With the tour to a combat zone for many units in the active force being experienced multiple times the likelihood of 30 to 45 months in combat for today’s soldiers seems a horrific indicator of a force that is very undermanned and over worked. 15 Month Tours, reduced dwell time and repeated deployments indicates the burden of maintaining the troop levels in Iraq is being borne by a force that is too small. Couple the deployment with deplorable conditions in austere forward operating locations, the 360 threat environment and softening public backing is heading the force to a destructive threshold.

I completed 12 months in country and I will tell you it was a long and difficult period of sacrifice and danger. I can’t even grasp the tenacity required by today’s active duty force to return to Iraq with the specter of 15 month tours now and really every potential for extension to that time to an even greater deployment. In the formative period of young soldiers lives we are separating them from a stateside existence for more than half the time they are in uniform. 15 Months in Country and 12 months dwell time stateside is an unsustainable pace for active component soldiers.

Within the Army we should evaluate whether we are using all soldiers available to shoulder the burden of deployment – I’d be curious what percentage of the Army has never deployed to a combat theater – it’s a fair bet that it approached 20% of the force when all soldiers are considered.

As I’m always one to offer ideas in this blog –

Consider significant reduction in military soldier assignments to School staffs, Acquisition positions, Headquarters staffs, installations, depots, etc – Use either retired AC, active and/or retired Reserve, or DA Civilian to work tasks not directly related to warfighting. Assign the harvested Military to deploying troop units as needed.

Consider placement of high deployment soldiers to warrior tasks held by never deployed soldiers. (Recruiting Command, ROTC, Basic Training, etc) This could be done by reviewing all never deployed soldiers and accelerating their reassignment. Take soldiers that have contributed heavily out of the cycle of repeated deployments. This placement would be voluntary.

Do not allow extensions for any non-deployed soldier to remain in a non-deploying position. No hiding from the warfighting job.

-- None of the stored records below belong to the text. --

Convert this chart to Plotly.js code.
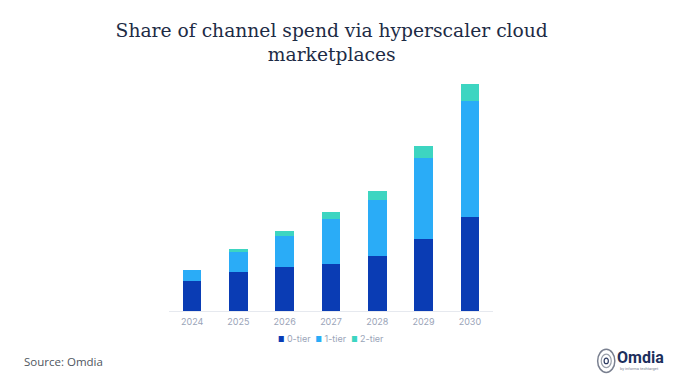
<!DOCTYPE html>
<html>
<head>
<meta charset="utf-8">
<script src="https://cdn.plot.ly/plotly-3.0.1.min.js"></script>
<style>html,body{margin:0;padding:0;background:#fff;}#chart{width:677px;height:379px;}</style>
</head>
<body>
<div id="chart"></div>
<script>
const years = ["2024", "2025", "2026", "2027", "2028", "2029", "2030"];
const tier0 = [3.0, 3.9, 4.4, 4.7, 5.5, 7.2, 9.4];
const tier1 = [1.1, 2.0, 3.1, 4.5, 5.6, 8.1, 11.6];
const tier2 = [0.05, 0.3, 0.5, 0.7, 0.9, 1.2, 1.7];
const seriesNames = ["0-tier", "1-tier", "2-tier"];
const seriesColors = ["#0a3cb4", "#2aacf7", "#3dd5c1"];

const data = [tier0, tier1, tier2].map((vals, i) => ({
  type: "bar",
  x: years,
  y: vals,
  name: seriesNames[i],
  marker: {color: seriesColors[i]},
  hoverinfo: "skip"
}));

const legendText = seriesNames.map((n, i) =>
  '<span style="color:' + seriesColors[i] + ';font-size:7px">■</span> ' + n).join("  ");

const layout = {
  width: 677, height: 379,
  paper_bgcolor: "#ffffff", plot_bgcolor: "#ffffff",
  margin: {l: 169, r: 184, t: 80, b: 68},
  barmode: "stack",
  bargap: 0.6,
  title: {
    text: "Share of channel spend via hyperscaler cloud<br>marketplaces",
    font: {family: "'DejaVu Serif', serif", size: 18.7, color: "#1d2b45"},
    x: 0.49, xanchor: "center", y: 0.902, yanchor: "top"
  },
  xaxis: {
    type: "category",
    showgrid: false, zeroline: false,
    showline: true, linecolor: "#e6e9ef", linewidth: 1,
    ticks: "", tickfont: {family: "Inter, Roboto, sans-serif", size: 9, color: "#9aa4b8"},
    ticklabelstandoff: 2
  },
  yaxis: {
    range: [0, 23.1], visible: false, showgrid: false, zeroline: false
  },
  showlegend: false,
  annotations: [
    {text: legendText, xref: "paper", yref: "paper", x: 0.5, y: -0.121,
     xanchor: "center", yanchor: "middle", showarrow: false,
     font: {family: "Inter, Roboto, sans-serif", size: 9, color: "#9aa4b8"}},
    {text: "Source: Omdia", xref: "paper", yref: "paper", x: -0.4537, y: -0.218,
     xanchor: "left", yanchor: "middle", showarrow: false,
     font: {family: "Open Sans, Noto Sans, sans-serif", size: 11.5, color: "#4f5660"}},
    {text: "<b>Omdia</b>", xref: "paper", yref: "paper", x: 1.375, y: -0.2,
     xanchor: "left", yanchor: "middle", showarrow: false,
     font: {family: "Roboto, Inter, sans-serif", size: 16, color: "#1c2f5c"}},
    {text: "by informa techtarget", xref: "paper", yref: "paper", x: 1.385, y: -0.248,
     xanchor: "left", yanchor: "middle", showarrow: false,
     font: {family: "Roboto, sans-serif", size: 4, color: "#7a8090"}}
  ],
  shapes: [
    {type: "circle", xref: "paper", yref: "paper", x0: 1.323, x1: 1.376, y0: -0.266, y1: -0.166,
     line: {color: "#7a8090", width: 1.5}},
    {type: "circle", xref: "paper", yref: "paper", x0: 1.334, x1: 1.365, y0: -0.245, y1: -0.187,
     line: {color: "#9aa0aa", width: 1.2}},
    {type: "circle", xref: "paper", yref: "paper", x0: 1.343, x1: 1.356, y0: -0.228, y1: -0.204,
     fillcolor: "#ffffff", line: {color: "#2c3a60", width: 1.2}}
  ]
};

Plotly.newPlot("chart", data, layout, {displayModeBar: false, staticPlot: true});
</script>
</body>
</html>
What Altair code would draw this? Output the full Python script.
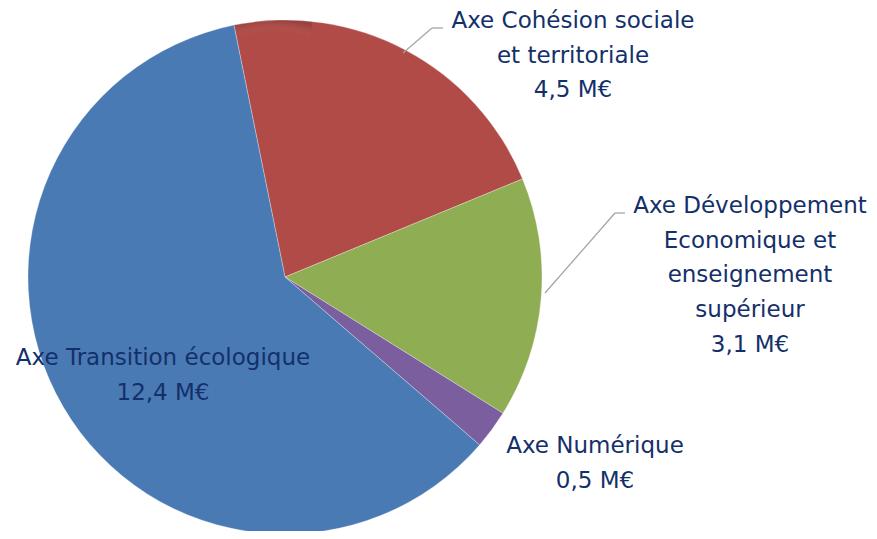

Unpopular as heck is the stop loss program – The Army enters into a contract with the soldier – it should not be broken – period. Continuing to violate this will lead soldiers to depart when possible even if it is not in their best interests to do so. In this vein – consider a 1 or 2 year unbreakable volunteer extension for soldiers – The soldier in essence would be able to commit to a shorter duration absolute contract without fear of a stop loss, extension, or other event causing his personal plans to be shelved.

The current Army ideas involve increasing the active force and paying soldiers additional dollars or Leave time to deploy for extended periods of time. These make sense when they can be expected by the soldier, However, every time the established agreements are broken for Army needs, the soldier must question what else lurks down the road.

The soldiers deploying for the third and fourth tours in war zones are real heroes… thankfully we have them serving. We have to distribute the load of serving to the soldiers that have not had the opportunity to deploy and operating in the combat theater to be fair and rest the prime warfighters. We must consider all options available; realistically look at the burden born by our (thus far) willing soldiers. Failing to do so will lead to an unplanned, but not un-forecast, degradation of our Army.